Rows from a dataset of charts and code
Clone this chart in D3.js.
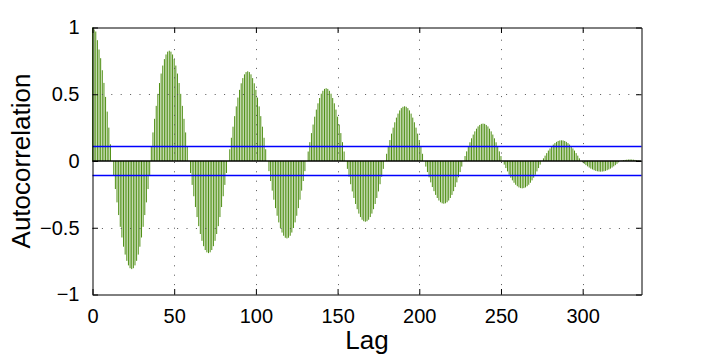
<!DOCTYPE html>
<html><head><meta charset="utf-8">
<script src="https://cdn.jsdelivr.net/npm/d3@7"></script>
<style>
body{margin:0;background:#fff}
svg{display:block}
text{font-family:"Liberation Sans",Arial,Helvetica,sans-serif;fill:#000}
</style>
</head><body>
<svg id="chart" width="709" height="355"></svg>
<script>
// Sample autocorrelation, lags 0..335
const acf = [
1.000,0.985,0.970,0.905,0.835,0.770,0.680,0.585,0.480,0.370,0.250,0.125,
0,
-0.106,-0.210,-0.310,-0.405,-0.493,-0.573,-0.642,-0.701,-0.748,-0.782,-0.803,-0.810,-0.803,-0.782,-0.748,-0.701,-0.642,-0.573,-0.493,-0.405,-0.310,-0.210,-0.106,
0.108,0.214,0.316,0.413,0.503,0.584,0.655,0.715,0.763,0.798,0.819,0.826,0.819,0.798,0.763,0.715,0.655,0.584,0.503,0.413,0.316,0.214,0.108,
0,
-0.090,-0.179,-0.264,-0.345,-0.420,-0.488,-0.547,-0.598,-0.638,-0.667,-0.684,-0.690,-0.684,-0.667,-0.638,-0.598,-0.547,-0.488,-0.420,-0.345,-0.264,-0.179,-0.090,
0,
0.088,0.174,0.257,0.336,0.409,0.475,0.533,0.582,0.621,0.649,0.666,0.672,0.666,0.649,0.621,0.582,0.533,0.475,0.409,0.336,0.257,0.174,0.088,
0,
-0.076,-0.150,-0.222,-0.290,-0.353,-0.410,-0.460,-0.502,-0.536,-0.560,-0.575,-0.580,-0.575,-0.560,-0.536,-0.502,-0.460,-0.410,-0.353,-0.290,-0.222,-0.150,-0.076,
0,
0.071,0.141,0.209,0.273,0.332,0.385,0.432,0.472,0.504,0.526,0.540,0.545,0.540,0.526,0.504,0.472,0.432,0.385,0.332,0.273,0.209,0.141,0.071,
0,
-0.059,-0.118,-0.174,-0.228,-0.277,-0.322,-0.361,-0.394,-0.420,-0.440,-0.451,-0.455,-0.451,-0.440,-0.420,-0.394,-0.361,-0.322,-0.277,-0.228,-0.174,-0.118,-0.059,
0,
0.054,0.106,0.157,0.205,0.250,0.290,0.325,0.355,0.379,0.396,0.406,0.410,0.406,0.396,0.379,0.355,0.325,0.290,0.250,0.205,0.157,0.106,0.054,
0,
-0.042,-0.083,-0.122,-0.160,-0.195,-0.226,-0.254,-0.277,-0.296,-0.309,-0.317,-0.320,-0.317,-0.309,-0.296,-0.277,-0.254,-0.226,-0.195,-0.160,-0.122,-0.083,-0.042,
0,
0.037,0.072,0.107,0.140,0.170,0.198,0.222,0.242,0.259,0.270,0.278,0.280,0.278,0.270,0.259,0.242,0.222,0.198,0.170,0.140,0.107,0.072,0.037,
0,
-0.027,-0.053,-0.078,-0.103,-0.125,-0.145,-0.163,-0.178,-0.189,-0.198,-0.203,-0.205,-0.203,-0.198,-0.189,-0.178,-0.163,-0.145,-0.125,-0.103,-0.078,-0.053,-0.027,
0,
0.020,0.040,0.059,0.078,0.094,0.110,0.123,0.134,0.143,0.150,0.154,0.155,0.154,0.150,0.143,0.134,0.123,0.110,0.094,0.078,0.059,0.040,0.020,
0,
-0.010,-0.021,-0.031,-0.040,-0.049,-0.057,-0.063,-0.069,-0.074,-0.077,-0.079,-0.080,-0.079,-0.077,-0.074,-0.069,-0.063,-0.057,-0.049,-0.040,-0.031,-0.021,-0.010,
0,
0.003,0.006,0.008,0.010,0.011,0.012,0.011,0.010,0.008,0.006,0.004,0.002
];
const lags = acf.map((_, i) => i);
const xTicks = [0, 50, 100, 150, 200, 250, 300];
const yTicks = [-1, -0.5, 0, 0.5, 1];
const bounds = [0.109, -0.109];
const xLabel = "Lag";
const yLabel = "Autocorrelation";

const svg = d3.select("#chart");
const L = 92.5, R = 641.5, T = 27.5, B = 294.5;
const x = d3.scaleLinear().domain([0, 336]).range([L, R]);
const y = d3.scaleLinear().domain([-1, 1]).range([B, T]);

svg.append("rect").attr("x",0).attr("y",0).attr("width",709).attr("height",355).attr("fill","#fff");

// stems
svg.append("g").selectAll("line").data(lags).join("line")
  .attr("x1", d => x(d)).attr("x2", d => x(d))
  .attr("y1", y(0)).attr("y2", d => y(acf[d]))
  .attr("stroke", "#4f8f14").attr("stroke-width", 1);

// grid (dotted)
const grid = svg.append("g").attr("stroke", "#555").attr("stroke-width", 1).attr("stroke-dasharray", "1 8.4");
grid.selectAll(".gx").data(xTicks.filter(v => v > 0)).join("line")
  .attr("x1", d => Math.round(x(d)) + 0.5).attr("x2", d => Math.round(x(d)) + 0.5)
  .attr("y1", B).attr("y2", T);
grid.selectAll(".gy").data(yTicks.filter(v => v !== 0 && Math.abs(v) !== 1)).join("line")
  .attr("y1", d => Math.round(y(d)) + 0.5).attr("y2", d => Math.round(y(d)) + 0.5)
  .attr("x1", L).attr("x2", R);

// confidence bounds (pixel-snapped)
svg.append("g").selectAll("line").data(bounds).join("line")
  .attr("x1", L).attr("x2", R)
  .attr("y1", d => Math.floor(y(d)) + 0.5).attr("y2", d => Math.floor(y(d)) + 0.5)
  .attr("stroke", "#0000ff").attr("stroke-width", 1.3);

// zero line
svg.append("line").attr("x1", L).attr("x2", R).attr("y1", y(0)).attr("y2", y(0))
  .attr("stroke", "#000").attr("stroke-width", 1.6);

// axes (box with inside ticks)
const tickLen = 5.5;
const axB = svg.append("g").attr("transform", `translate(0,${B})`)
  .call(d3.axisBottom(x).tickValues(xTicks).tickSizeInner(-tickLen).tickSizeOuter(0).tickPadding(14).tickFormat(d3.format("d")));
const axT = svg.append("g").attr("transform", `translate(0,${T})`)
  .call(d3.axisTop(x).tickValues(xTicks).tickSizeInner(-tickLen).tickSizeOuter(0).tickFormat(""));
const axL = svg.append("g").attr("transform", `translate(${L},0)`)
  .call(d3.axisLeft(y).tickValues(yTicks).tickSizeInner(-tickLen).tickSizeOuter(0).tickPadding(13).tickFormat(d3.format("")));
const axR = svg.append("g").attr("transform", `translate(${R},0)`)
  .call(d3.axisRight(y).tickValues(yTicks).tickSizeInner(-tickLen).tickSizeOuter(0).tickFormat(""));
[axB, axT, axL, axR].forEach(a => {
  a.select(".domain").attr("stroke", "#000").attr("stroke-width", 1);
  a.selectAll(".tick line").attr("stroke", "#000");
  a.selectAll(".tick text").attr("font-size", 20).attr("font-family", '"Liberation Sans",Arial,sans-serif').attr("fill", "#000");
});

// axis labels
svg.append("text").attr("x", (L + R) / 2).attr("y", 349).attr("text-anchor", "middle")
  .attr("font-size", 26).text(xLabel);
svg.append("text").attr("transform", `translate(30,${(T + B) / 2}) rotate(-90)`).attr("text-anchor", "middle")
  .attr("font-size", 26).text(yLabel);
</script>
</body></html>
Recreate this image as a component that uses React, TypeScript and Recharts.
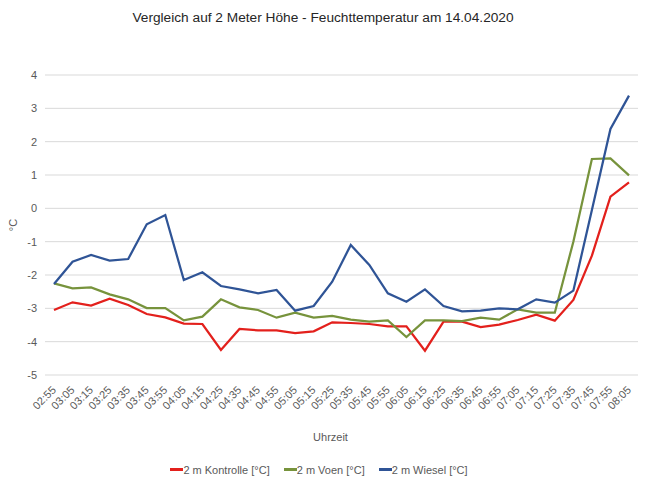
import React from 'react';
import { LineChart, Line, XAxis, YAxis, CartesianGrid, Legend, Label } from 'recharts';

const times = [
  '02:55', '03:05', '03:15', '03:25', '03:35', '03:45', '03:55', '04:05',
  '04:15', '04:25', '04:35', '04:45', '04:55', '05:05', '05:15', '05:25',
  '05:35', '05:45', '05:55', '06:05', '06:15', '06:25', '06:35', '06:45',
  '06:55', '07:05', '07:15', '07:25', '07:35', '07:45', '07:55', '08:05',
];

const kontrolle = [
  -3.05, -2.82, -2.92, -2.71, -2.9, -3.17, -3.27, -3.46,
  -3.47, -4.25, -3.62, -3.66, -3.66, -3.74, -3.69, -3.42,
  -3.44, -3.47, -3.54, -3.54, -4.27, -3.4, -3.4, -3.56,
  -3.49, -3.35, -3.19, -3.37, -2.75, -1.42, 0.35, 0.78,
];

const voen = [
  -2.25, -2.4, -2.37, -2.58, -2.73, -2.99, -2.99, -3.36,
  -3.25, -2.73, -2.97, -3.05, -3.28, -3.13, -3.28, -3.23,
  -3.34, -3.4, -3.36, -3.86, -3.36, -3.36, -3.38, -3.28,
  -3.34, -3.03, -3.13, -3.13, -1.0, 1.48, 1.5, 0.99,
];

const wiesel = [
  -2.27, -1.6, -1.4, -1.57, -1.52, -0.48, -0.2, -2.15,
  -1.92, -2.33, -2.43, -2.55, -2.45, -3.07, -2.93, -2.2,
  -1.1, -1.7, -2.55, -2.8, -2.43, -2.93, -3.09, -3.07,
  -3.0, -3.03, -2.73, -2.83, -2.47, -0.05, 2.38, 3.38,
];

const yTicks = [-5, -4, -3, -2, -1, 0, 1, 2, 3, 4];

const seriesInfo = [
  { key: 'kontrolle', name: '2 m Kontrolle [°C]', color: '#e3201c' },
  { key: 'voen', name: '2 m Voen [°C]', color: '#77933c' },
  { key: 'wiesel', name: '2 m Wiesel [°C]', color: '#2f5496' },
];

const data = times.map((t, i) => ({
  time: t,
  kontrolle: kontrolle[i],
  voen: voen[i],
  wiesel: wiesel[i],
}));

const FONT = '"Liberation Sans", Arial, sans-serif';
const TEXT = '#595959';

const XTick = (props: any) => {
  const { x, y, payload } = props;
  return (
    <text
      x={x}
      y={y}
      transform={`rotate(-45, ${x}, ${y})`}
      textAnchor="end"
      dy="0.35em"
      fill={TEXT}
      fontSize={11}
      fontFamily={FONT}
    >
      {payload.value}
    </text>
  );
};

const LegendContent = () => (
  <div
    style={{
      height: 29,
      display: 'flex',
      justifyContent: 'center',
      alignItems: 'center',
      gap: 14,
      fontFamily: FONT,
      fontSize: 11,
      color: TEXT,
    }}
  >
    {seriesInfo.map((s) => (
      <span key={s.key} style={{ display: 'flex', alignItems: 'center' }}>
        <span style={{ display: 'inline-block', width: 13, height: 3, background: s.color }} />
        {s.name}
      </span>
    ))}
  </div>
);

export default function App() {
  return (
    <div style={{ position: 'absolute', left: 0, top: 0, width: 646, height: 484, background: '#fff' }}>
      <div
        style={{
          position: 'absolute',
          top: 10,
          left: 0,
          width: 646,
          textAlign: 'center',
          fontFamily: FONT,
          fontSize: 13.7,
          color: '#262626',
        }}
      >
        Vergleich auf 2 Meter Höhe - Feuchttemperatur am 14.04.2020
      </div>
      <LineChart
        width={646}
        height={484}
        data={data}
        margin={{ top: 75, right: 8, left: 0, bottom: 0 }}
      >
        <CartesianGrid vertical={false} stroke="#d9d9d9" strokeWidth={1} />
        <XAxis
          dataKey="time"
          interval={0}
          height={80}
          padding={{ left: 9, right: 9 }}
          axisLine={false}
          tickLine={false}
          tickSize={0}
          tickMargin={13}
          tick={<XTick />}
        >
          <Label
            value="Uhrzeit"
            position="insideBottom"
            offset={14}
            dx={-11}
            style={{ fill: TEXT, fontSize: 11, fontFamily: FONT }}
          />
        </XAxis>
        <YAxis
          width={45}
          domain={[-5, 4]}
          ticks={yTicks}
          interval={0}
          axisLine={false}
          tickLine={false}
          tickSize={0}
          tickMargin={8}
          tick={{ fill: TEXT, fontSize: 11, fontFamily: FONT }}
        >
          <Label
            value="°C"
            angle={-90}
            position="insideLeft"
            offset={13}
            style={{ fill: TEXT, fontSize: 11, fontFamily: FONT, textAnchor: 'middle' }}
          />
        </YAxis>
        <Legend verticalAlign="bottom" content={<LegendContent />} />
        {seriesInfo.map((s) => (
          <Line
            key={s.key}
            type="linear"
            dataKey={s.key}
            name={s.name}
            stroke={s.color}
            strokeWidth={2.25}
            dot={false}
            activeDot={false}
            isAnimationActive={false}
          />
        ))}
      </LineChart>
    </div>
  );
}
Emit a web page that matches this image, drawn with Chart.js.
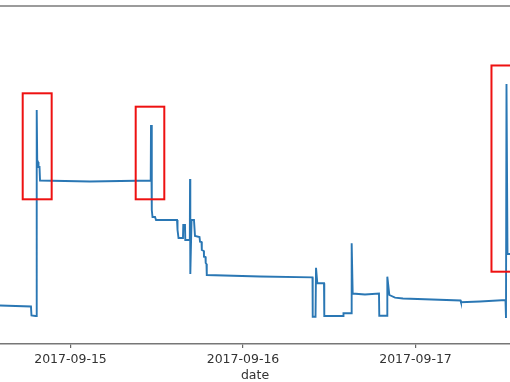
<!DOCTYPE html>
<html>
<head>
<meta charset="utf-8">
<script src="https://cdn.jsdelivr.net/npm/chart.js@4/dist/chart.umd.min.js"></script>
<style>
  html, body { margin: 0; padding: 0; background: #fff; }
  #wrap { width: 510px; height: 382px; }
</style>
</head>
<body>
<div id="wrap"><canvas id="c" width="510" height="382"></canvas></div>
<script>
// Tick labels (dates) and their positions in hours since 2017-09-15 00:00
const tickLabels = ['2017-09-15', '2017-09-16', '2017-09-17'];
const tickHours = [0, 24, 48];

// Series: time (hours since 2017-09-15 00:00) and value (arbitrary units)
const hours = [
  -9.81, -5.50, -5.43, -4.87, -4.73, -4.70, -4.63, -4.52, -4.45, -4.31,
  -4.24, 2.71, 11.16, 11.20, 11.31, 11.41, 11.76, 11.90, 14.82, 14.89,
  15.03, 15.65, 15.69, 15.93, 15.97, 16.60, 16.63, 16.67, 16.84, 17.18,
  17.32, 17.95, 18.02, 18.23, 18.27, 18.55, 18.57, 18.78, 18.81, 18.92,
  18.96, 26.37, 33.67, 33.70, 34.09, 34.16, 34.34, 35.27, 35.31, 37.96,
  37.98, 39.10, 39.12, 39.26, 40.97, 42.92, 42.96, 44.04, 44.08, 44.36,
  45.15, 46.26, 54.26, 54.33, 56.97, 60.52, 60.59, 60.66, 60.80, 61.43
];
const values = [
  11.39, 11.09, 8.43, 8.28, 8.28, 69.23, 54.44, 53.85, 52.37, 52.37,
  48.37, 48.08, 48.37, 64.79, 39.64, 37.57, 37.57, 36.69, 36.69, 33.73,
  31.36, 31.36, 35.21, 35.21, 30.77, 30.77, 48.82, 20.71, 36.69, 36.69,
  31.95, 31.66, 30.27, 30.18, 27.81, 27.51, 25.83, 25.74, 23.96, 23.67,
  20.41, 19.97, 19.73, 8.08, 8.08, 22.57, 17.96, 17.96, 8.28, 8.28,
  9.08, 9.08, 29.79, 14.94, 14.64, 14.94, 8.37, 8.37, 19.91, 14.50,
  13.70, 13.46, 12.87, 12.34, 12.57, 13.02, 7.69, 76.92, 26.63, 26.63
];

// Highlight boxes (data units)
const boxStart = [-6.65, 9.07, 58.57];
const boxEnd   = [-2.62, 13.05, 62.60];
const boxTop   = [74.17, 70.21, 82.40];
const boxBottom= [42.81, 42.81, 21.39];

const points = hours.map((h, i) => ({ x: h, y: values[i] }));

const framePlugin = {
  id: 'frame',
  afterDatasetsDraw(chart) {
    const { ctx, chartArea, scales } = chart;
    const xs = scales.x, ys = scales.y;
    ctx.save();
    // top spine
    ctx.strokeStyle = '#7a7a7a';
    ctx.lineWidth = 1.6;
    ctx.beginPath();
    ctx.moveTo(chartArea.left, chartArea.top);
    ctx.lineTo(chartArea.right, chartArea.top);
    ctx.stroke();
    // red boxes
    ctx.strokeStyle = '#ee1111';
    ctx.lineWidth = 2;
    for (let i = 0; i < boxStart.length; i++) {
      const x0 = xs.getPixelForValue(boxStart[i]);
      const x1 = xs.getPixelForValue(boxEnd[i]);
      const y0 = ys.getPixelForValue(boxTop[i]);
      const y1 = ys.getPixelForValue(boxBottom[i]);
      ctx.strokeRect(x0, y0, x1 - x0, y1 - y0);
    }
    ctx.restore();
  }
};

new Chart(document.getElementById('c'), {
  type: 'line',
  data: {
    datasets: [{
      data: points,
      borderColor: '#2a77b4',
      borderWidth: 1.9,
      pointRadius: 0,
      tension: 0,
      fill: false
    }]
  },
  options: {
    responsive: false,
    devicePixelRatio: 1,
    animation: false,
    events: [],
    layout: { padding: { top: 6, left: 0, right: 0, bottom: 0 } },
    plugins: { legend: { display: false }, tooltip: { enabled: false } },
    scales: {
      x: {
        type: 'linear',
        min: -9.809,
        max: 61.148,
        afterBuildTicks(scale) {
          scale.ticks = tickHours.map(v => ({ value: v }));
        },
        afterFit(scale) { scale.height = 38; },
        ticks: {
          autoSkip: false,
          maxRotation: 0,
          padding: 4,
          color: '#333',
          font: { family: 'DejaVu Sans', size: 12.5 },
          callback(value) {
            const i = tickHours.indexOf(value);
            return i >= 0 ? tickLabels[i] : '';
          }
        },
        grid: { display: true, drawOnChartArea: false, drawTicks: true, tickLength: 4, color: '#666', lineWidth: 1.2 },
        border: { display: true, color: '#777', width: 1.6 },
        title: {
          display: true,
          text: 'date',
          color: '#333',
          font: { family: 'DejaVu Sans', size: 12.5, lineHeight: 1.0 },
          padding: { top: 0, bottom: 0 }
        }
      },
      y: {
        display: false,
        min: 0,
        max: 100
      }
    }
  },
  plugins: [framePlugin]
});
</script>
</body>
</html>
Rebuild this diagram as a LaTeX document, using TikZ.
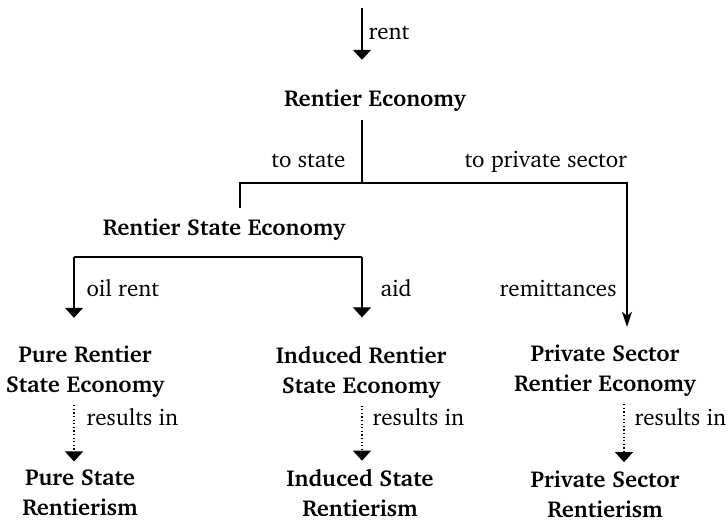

Exercise objective
Pull out every line in the material above where "React" occurs.

Completed exercise
Recreate this image as a component that uses React, TypeScript and Recharts.
import React from 'react';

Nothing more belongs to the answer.